There are in general 2 different scenarios when it comes to indexing.

Either you have to deal with a stream of data, like logs, Twitter Stream, newsfeeds etc. or you have nightly database dumps.

There might be cases where you have both nightly database dumps mixed with tiny delta updates throughout the day.

Elasticsearch is build to being able to handle indexing and searching simultaneously with good performance.

There are threadpools reserved for both searching and indexing. The system will always be balanced. Elasticsearch will always try to distribute the resources fairly for each type of operation.

What does that mean?
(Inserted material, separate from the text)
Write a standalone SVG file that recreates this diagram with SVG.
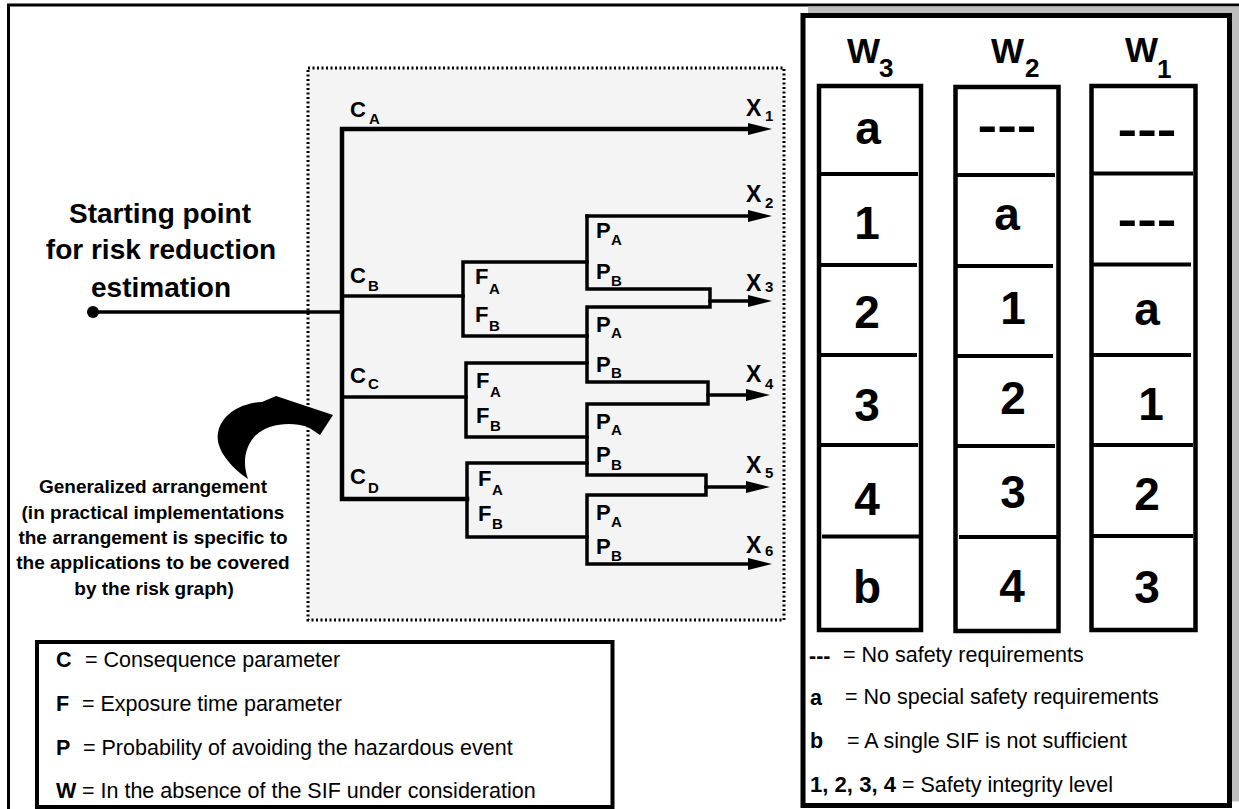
<svg xmlns="http://www.w3.org/2000/svg" width="1239" height="809" viewBox="0 0 1239 809">
<style>
text { font-family: "Liberation Sans", Arial, Helvetica, sans-serif; fill: #000; }
.b { font-weight: bold; }
.big { font-size: 28px; font-weight: bold; text-anchor: middle; }
.gen { font-size: 19px; font-weight: bold; text-anchor: middle; }
.lbl { font-size: 22px; font-weight: bold; }
.xl { font-size: 23px; font-weight: bold; }
.sub { font-size: 15px; font-weight: bold; }
.ln { fill: none; stroke: #000; stroke-width: 3.5; stroke-linecap: square; stroke-linejoin: miter; }
.thick { stroke-width: 4.5; }
.arr { marker-end: url(#ah); }
.col { fill: #fff; stroke: #000; stroke-width: 4.5; }
.dv { stroke: #000; stroke-width: 4; }
.val { font-size: 46px; font-weight: bold; text-anchor: middle; }
.hd { font-size: 35px; font-weight: bold; }
.hs { font-size: 26px; font-weight: bold; }
.leg { font-size: 21.5px; }
</style>
<defs>
<marker id="ah" viewBox="0 0 24 12" markerWidth="24" markerHeight="12" refX="8" refY="6" orient="auto" markerUnits="userSpaceOnUse">
<path d="M0,0 L24,6 L0,12 Z" fill="#000"/>
</marker>
</defs>

<!-- main frame -->
<rect x="8.5" y="5" width="1240" height="820" fill="#fff" stroke="#000" stroke-width="3"/>

<!-- dotted arrangement box -->
<rect id="arrangement-box" x="308" y="68" width="476" height="552" fill="#f4f4f4" stroke="#000" stroke-width="3" stroke-dasharray="2 2.5"/>

<!-- connectors -->
<g id="connectors">
<path class="ln" d="M93,312 H342"/>
<path class="ln thick arr" d="M467,499 H342 V129 H756"/>
<path class="ln" d="M342,296 H463"/>
<path class="ln" d="M342,397 H466"/>
<path class="ln" d="M587,262 H463 V336 H587"/>
<path class="ln" d="M587,363 H466 V437 H587"/>
<path class="ln" d="M587,463 H467 V537 H587"/>
<path class="ln arr" d="M587,216 H756"/>
<path class="ln arr" d="M587,216 V289 H710 V307 H587 V382 H708 V404 H587 V475 H706 V495 H587 V564 H756"/>
<path class="ln arr" d="M710,301 H756"/>
<path class="ln arr" d="M708,395 H754"/>
<path class="ln arr" d="M706,487 H754"/>
<path id="curved-arrow" d="M248,479 C232,468 215,450 218,433 C221,415 240,403 262,402 L276,396 L333,415 L320,435 L308,427 C290,421 268,424 256,435 C245,446 242,462 248,479 Z" fill="#000"/>
</g>

<!-- start node -->
<g id="start">
<circle cx="93" cy="312" r="6" fill="#000"/>
<text class="big" x="160" y="223">Starting point</text>
<text class="big" x="161" y="259">for risk reduction</text>
<text class="big" x="161" y="297">estimation</text>
</g>

<g id="note">
<text class="gen" x="153" y="493">Generalized arrangement</text>
<text class="gen" x="153" y="519">(in practical implementations</text>
<text class="gen" x="153" y="544">the arrangement is specific to</text>
<text class="gen" x="153" y="569">the applications to be covered</text>
<text class="gen" x="154" y="595">by the risk graph)</text>
</g>

<!-- C nodes -->
<g id="c-nodes">
<text class="lbl" x="350" y="117">C<tspan class="sub" x="369" y="124">A</tspan></text>
<text class="lbl" x="350" y="283">C<tspan class="sub" x="368" y="291">B</tspan></text>
<text class="lbl" x="350" y="383">C<tspan class="sub" x="368" y="389">C</tspan></text>
<text class="lbl" x="350" y="484">C<tspan class="sub" x="368" y="493">D</tspan></text>
</g>

<!-- F nodes -->
<g id="f-nodes">
<text class="lbl" x="475" y="284">F<tspan class="sub" x="489" y="294">A</tspan></text>
<text class="lbl" x="475" y="322">F<tspan class="sub" x="489" y="331">B</tspan></text>
<text class="lbl" x="476" y="388">F<tspan class="sub" x="490" y="397">A</tspan></text>
<text class="lbl" x="476" y="423">F<tspan class="sub" x="490" y="431">B</tspan></text>
<text class="lbl" x="478" y="486">F<tspan class="sub" x="492" y="495">A</tspan></text>
<text class="lbl" x="478" y="521">F<tspan class="sub" x="492" y="529">B</tspan></text>
</g>

<!-- P nodes -->
<g id="p-nodes">
<text class="lbl" x="596" y="238">P<tspan class="sub" x="611" y="245">A</tspan></text>
<text class="lbl" x="596" y="279">P<tspan class="sub" x="611" y="286">B</tspan></text>
<text class="lbl" x="596" y="332">P<tspan class="sub" x="611" y="338">A</tspan></text>
<text class="lbl" x="596" y="372">P<tspan class="sub" x="611" y="378">B</tspan></text>
<text class="lbl" x="596" y="429">P<tspan class="sub" x="611" y="435">A</tspan></text>
<text class="lbl" x="596" y="462">P<tspan class="sub" x="611" y="470">B</tspan></text>
<text class="lbl" x="596" y="520">P<tspan class="sub" x="611" y="527">A</tspan></text>
<text class="lbl" x="596" y="554">P<tspan class="sub" x="611" y="561">B</tspan></text>
</g>

<!-- X outputs -->
<g id="x-nodes">
<text class="xl" x="746" y="116">X<tspan class="sub" x="765" y="121">1</tspan></text>
<text class="xl" x="746" y="202">X<tspan class="sub" x="765" y="208">2</tspan></text>
<text class="xl" x="746" y="291">X<tspan class="sub" x="765" y="292">3</tspan></text>
<text class="xl" x="746" y="382">X<tspan class="sub" x="765" y="389">4</tspan></text>
<text class="xl" x="746" y="473">X<tspan class="sub" x="765" y="478">5</tspan></text>
<text class="xl" x="746" y="553">X<tspan class="sub" x="765" y="556">6</tspan></text>
</g>

<!-- parameter legend -->
<g id="legend-params">
<rect x="37" y="642" width="575.5" height="165" fill="#fff" stroke="#000" stroke-width="4"/>
<text class="leg" x="56" y="667"><tspan class="b">C</tspan><tspan x="85">= Consequence parameter</tspan></text>
<text class="leg" x="56" y="711"><tspan class="b">F</tspan><tspan x="82">= Exposure time parameter</tspan></text>
<text class="leg" x="56" y="755"><tspan class="b">P</tspan><tspan x="83">= Probability of avoiding the hazardous event</tspan></text>
<text class="leg" x="56" y="798"><tspan class="b">W</tspan><tspan x="82">= In the absence of the SIF under consideration</tspan></text>
</g>

<!-- right panel -->
<g id="w-panel">
<rect x="808" y="6.5" width="432" height="795" fill="#bdbdbd"/>
<rect x="803" y="15.5" width="426.5" height="790" fill="#fff" stroke="#000" stroke-width="5"/>
</g>

<g id="col-w3">
<text class="hd" x="847" y="63">W<tspan class="hs" x="879" y="77">3</tspan></text>
<rect class="col" x="819" y="86" width="102" height="544"/>
<line class="dv" x1="819" y1="174" x2="918" y2="174"/>
<line class="dv" x1="819" y1="265" x2="917" y2="265"/>
<line class="dv" x1="819" y1="355" x2="917" y2="355"/>
<line class="dv" x1="819" y1="445" x2="918" y2="445"/>
<line class="dv" x1="822" y1="536.5" x2="920" y2="536.5"/>
<text class="val" x="868" y="144">a</text>
<text class="val" x="867" y="239">1</text>
<text class="val" x="867" y="328">2</text>
<text class="val" x="867" y="421">3</text>
<text class="val" x="867" y="515">4</text>
<text class="val" x="867" y="603">b</text>
</g>

<g id="col-w2">
<text class="hd" x="991" y="63">W<tspan class="hs" x="1025" y="77">2</tspan></text>
<rect class="col" x="955.5" y="87" width="103" height="544"/>
<line class="dv" x1="955.5" y1="175" x2="1055" y2="175"/>
<line class="dv" x1="955.5" y1="266" x2="1053" y2="266"/>
<line class="dv" x1="955.5" y1="356" x2="1053" y2="356"/>
<line class="dv" x1="955.5" y1="446" x2="1055" y2="446"/>
<line class="dv" x1="959" y1="537" x2="1057" y2="537"/>
<text class="val" x="1007" y="141" textLength="59" lengthAdjust="spacingAndGlyphs">---</text>
<text class="val" x="1007" y="230">a</text>
<text class="val" x="1013" y="324">1</text>
<text class="val" x="1013" y="414">2</text>
<text class="val" x="1013" y="508">3</text>
<text class="val" x="1012" y="602">4</text>
</g>

<g id="col-w1">
<text class="hd" x="1125" y="62">W<tspan class="hs" x="1157" y="78">1</tspan></text>
<rect class="col" x="1091.5" y="86" width="104" height="544"/>
<line class="dv" x1="1091.5" y1="173.5" x2="1193" y2="173.5"/>
<line class="dv" x1="1091.5" y1="264.5" x2="1191" y2="264.5"/>
<line class="dv" x1="1091.5" y1="355" x2="1191" y2="355"/>
<line class="dv" x1="1091.5" y1="445" x2="1193" y2="445"/>
<line class="dv" x1="1093" y1="536" x2="1193" y2="536"/>
<text class="val" x="1147" y="145" textLength="59" lengthAdjust="spacingAndGlyphs">---</text>
<text class="val" x="1147" y="235" textLength="59" lengthAdjust="spacingAndGlyphs">---</text>
<text class="val" x="1147" y="325">a</text>
<text class="val" x="1151" y="420">1</text>
<text class="val" x="1147" y="510">2</text>
<text class="val" x="1147" y="603">3</text>
</g>

<g id="legend-w">
<text class="leg b" x="809" y="663">---</text>
<text class="leg" x="843" y="662">= No safety requirements</text>
<text class="leg b" x="810" y="705">a</text>
<text class="leg" x="845" y="704">= No special safety requirements</text>
<text class="leg b" x="810" y="748">b</text>
<text class="leg" x="847" y="748">= A single SIF is not sufficient</text>
<text class="leg b" x="810" y="792" textLength="86" lengthAdjust="spacingAndGlyphs">1, 2, 3, 4</text>
<text class="leg" x="902" y="792">= Safety integrity level</text>
</g>
</svg>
That by default Elasticsearch is not optimized for super fast indexing.

You have to tune a few parameters and know a few tricks to speed up indexing.

If you have the constant indexing scenario, you have to ask yourself (or your boss) if it’s more important to index data quickly or to search the same data in near realtime. That very much depends on your usecase and application and the SLAs that you have to fulfill.

It will also depend on the load of your cluster. Maybe you have a fairly small cluster that needs to ingest lots of logs and you don’t have a persistent queue to buffer the logs. And if you’re e.g. in a security usecase, you cannot risk to loose a single log event.

In that case you should really try to focus more on fast ingestion and maybe a slightly retarded searchability of your events.

Index refresh interval

Why is it important to know when your documents from your event stream need to be searchable?

One of the most important parameters when it comes to tuning indexing performance is the “index_refresh_interval”.

When you index a document in Elasticsearch it is not immediately searchable. It will be searchable by default after 1 second.

When the index is refreshed a new segment is created in Lucene.

Usually it does not make sense to create a new segment with every document. So Elasticsearch will wait 1 second and write a new segment for all documents that have been indexed, updated or deleted in the meantime. That does not sound very long. Exactly. It’s not very long. The more data you want to squeeze in before the index is refreshed and a new segment will be written the longer this refresh interval should be.

For write-heavy usecases 30 seconds or 60 seconds is a better refresh interval.

If you want to know more about the anatomy of a indexing operation, have a look here.

Bulk indexing

You should always use the Bulk API instead of sending single indexing requests. The HTTP overhead of sending just 1 document to Elasticsearch and have your client send the request and digest the response is massive. Never use the Index API for multiple documents in production. Always use the Bulk API.

How many documents you should put into 1 bulk request is always worth to be performance tested. Start with 100 documents and measure the time that this takes in your client application.

Then continue with 50 documents or 200 and try to find the sweet spot.


In most cases Elasticsearch is not the cause of the problem when you observe that you cannot index enough events per second.

In most cases the client application is not saturating Elasticsearchs indexing capacity!

Try to parallelize your indexing requests.

As with finding the perfect bulk size for your project you need to test and find the ideal number of parallel requests for bulk indexing. Try with 2, 10 and then find the perfect middle there.

Use more primary shards

If you have only 1 shard and you tried all the above and your event rate per second is still below your expectations, you need to increase the number of primary shards. All indexing requests will be evenly distributed by the document routing algorithm. So the more shards you add the less work each single shard has to perform when it comes to indexing.

All we talked about so far can be used to speed up both types of indexing: stream and dump.

Now let’s highlight a few techniques that you can use for short term heavy indexing like in a nightly database dump.

Disable replication

If your nightly dump takes 30 minutes and you know that you have some maintenance time for your system you can briefly disable replication.

Set the “number_of_replicas” of your index to 0 via the update index settings API.

PUT test/_settings
  "number_of_replicas": 0

Once you’re done with the dump, you can re-enable 1 or more replicas.

Why? When you index with replica shards, each document will be first saved in the primary shard and then in all replica shards.

If you add a replica shard, the segments will be copied over via the transport protocol. A segment contains usually more than 1 document that is already digested into all its data-structures. So copying by segment is preferred over copying by document.

That is faster than if each node had to repeat the same work.

That’s about it. The best tips and tricks for tuning indexing speed can be found here.

Of course there are always more performance boosting tricks and parameters to tune, but these are the most important ones.